A Non-Parametric Subspace Analysis Approach with Application to Anomaly Detection Ensembles
This work addresses anomaly detection in real-world applications where anomalies are occluded in specific attribute subsets, offering an incremental improvement over existing subspace analysis methods.
The paper tackles the problem of detecting anomalies hidden in small attribute subsets (subspaces) in multi-dimensional datasets by proposing Agglomerative Attribute Grouping (AAG), a non-parametric subspace analysis method that identifies highly correlative attributes to improve anomaly detection in ensembles, resulting in outperforming classical and state-of-the-art methods in most cases with faster training times and no parameter tuning required.

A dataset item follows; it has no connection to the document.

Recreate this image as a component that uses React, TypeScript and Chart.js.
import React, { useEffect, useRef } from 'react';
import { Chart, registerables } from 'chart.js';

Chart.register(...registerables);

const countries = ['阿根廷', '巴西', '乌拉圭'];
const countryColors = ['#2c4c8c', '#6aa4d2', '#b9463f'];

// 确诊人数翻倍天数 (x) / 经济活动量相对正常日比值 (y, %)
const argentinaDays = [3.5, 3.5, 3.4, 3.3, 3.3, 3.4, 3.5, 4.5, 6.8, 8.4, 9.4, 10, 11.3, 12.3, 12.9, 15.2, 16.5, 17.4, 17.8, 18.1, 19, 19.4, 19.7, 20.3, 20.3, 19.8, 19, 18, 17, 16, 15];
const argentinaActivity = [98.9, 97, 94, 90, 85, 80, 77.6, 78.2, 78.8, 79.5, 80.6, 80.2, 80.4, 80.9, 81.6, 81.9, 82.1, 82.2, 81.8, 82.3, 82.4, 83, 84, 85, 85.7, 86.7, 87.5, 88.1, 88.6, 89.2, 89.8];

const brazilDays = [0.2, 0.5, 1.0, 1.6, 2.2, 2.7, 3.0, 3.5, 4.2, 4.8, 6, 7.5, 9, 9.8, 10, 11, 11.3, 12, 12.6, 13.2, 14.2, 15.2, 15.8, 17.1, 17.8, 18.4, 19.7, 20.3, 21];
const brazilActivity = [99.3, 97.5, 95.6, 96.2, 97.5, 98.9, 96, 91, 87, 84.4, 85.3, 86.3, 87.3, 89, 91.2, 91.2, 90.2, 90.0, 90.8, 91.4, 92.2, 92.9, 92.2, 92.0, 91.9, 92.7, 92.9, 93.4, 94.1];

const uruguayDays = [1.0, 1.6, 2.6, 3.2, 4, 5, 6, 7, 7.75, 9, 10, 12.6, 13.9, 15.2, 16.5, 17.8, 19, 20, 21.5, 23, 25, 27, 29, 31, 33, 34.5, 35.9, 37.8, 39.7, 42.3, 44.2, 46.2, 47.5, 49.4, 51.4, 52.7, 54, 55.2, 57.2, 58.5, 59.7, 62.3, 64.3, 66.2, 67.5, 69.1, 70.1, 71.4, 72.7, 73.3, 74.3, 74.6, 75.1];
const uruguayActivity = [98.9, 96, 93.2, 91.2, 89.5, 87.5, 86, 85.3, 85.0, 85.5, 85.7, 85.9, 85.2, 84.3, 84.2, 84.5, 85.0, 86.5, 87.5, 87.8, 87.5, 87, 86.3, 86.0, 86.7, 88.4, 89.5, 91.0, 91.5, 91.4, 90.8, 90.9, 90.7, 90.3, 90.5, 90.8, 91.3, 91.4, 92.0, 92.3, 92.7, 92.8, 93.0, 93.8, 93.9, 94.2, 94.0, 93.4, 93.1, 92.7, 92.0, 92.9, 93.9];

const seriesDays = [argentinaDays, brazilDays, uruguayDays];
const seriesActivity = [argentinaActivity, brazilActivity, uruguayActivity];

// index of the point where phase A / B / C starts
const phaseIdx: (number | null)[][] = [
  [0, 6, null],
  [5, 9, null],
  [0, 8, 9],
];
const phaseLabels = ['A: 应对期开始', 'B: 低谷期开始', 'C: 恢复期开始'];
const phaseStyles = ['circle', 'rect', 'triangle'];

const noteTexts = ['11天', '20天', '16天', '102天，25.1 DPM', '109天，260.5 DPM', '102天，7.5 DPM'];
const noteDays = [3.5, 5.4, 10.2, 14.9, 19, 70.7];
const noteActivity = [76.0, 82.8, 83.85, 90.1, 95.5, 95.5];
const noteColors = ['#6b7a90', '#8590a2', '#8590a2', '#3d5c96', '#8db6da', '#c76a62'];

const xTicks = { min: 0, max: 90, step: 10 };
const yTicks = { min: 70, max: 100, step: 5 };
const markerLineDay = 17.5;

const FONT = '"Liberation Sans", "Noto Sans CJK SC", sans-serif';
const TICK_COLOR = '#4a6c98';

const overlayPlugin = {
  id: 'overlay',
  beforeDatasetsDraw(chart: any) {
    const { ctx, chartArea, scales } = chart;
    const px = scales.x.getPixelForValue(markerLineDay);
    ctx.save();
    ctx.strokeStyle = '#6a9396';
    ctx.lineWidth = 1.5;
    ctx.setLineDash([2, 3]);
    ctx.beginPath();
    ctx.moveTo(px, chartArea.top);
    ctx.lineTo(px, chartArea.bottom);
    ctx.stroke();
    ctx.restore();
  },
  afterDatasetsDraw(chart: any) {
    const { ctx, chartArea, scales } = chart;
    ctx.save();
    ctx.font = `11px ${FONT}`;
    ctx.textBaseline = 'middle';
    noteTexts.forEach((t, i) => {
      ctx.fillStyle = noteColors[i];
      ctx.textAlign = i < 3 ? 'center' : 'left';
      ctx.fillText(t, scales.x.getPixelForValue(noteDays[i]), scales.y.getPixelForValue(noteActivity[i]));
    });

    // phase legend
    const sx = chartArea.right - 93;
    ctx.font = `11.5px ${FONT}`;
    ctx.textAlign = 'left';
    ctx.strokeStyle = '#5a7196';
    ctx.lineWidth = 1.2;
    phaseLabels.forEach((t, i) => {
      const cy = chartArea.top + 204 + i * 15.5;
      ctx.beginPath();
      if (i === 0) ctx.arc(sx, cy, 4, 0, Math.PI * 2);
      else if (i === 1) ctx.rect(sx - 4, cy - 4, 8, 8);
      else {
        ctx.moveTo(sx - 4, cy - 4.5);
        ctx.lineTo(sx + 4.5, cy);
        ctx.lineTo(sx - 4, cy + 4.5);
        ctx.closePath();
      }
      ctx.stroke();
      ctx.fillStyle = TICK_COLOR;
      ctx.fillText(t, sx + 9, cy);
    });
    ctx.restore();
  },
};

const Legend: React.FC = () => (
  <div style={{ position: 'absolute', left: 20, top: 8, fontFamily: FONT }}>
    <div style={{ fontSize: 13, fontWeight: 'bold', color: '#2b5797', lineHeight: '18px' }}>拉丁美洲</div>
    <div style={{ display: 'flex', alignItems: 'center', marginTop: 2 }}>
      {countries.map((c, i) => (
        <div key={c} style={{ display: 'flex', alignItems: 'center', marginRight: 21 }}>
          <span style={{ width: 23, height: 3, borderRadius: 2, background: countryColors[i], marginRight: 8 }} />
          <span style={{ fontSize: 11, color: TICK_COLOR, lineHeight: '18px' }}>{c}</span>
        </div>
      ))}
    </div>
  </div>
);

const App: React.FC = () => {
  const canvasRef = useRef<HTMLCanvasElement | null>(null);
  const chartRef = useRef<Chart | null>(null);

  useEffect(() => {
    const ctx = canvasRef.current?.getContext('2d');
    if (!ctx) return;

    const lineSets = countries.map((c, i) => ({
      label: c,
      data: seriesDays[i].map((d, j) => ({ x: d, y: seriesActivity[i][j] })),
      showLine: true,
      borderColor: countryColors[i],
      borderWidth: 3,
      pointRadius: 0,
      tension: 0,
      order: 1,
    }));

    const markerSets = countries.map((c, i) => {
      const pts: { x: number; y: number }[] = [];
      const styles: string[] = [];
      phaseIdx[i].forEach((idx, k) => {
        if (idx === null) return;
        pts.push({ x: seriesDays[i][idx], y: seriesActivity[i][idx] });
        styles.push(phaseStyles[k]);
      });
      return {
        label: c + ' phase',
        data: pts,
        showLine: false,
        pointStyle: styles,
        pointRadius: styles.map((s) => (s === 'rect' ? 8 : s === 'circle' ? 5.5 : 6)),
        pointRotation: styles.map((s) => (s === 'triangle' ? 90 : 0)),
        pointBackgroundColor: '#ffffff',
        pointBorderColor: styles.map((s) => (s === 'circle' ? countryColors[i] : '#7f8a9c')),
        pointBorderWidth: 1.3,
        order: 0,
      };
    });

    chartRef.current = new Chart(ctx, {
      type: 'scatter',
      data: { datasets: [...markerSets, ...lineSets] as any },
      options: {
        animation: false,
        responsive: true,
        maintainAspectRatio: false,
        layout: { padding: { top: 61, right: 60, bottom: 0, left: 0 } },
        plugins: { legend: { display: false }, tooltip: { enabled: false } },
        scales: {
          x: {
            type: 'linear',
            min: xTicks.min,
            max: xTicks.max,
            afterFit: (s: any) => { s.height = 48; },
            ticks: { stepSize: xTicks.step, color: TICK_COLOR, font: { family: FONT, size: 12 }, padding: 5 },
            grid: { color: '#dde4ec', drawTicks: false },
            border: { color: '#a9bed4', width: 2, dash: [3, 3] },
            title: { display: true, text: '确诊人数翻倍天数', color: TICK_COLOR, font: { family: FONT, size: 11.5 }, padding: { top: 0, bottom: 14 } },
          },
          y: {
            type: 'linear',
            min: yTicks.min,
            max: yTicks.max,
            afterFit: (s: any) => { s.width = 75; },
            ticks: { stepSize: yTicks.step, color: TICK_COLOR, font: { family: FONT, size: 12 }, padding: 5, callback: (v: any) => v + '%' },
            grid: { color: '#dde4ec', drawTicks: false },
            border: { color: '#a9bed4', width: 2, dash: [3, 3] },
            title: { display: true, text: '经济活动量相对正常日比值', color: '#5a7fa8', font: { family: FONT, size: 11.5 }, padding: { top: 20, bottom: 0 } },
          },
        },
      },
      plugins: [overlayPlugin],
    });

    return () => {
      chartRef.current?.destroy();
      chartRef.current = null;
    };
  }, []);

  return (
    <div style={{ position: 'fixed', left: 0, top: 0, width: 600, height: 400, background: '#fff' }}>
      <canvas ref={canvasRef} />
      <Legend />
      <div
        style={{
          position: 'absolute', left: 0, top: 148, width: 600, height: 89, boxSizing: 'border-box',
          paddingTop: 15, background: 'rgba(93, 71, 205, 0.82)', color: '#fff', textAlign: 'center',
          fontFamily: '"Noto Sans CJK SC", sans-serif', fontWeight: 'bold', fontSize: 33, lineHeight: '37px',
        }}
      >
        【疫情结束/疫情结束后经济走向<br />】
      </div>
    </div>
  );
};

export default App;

Identifying anomalies in multi-dimensional datasets is an important task in many real-world applications. A special case arises when anomalies are occluded in a small set of attributes, typically referred to as a subspace, and not necessarily over the entire data space. In this paper, we propose a new subspace analysis approach named Agglomerative Attribute Grouping (AAG) that aims to address this challenge by searching for subspaces that are comprised of highly correlative attributes. Such correlations among attributes represent a systematic interaction among the attributes that can better reflect the behavior of normal observations and hence can be used to improve the identification of two particularly interesting types of abnormal data samples: anomalies that are occluded in relatively small subsets of the attributes and anomalies that represent a new data class. AAG relies on a novel multi-attribute measure, which is derived from information theory measures of partitions, for evaluating the "information distance" between groups of data attributes. To determine the set of subspaces to use, AAG applies a variation of the well-known agglomerative clustering algorithm with the proposed multi-attribute measure as the underlying distance function. Finally, the set of subspaces is used in an ensemble for anomaly detection. Extensive evaluation demonstrates that, in the vast majority of cases, the proposed AAG method (i) outperforms classical and state-of-the-art subspace analysis methods when used in anomaly detection ensembles, and (ii) generates fewer subspaces with a fewer number of attributes each (on average), thus resulting in a faster training time for the anomaly detection ensemble. Furthermore, in contrast to existing methods, the proposed AAG method does not require any tuning of parameters.